Nous aurons également des débats sur l'organisation de cette majorité, qui est forcément une question qui se pose aux forces politiques. Les oppositions sont divisées. Il faut que la majorité soit la plus unie possible et, en même temps, qu'elle sache additionner les forces des mouvements différents qui la forment, notamment le mouvement qui a été créé par le Président de la République, En Marche, et notre mouvement, le Mouvement démocrate, qui est son allié.
Tels sont les sujets et ils ne sont pas uniquement des sujets nationaux. Ce sont des sujets planétaires et européens. Nos Parlementaires européens, en plus des Députés et des Sénateurs de notre mouvement, vont aussi s'exprimer sur ces sujets avec la conscience qu'ils portent, en tout cas que les institutions européennes portent une part très importante des réponses qui sont celles de notre avenir national.
C'est un congrès sous une forme inédite, mais un congrès de plein exercice.
Le renouvellement des instances départementales et nationales a eu lieu. Nous en aurons, tout à l'heure, les résultats. Je reconnais qu'il n'y avait pas un suspens extraordinaire pour l'élection du Président et je vous en demande pardon, mais c'est ainsi que c'était organisé, avec les règles qui sont les nôtres.
Je suis très heureux que cette rencontre puisse avoir lieu.
Je veux remercier les équipes ayant rendu possible cette organisation, ayant eu l'imagination, la capacité, le dévouement, l'engagement de rendre possible cette organisation.
Tout à l'heure, vous entendrez ceux que vous avez portés aux responsabilités.

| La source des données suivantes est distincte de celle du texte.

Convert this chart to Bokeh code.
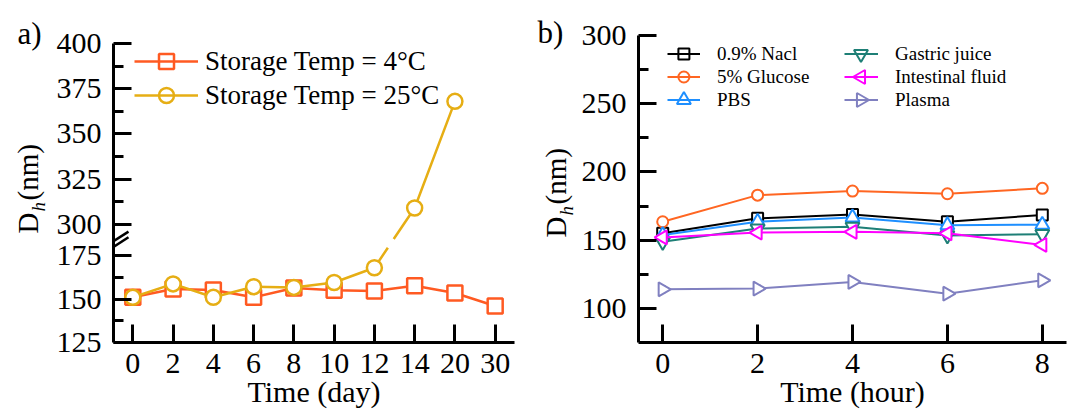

Je veux remercier particulièrement les membres du Gouvernement, car leur emploi du temps n'est pas facile. Marc Fesneau, Jacqueline Gourault, Nathalie Elimas, Sarah El Haïry et Geneviève Darrieussecq sont spécialement remerciés, de même que les Parlementaires sont spécialement remerciés. Ils sont tous sur le terrain.
J'espère qu'ils prendront cependant le temps de participer à cette rencontre.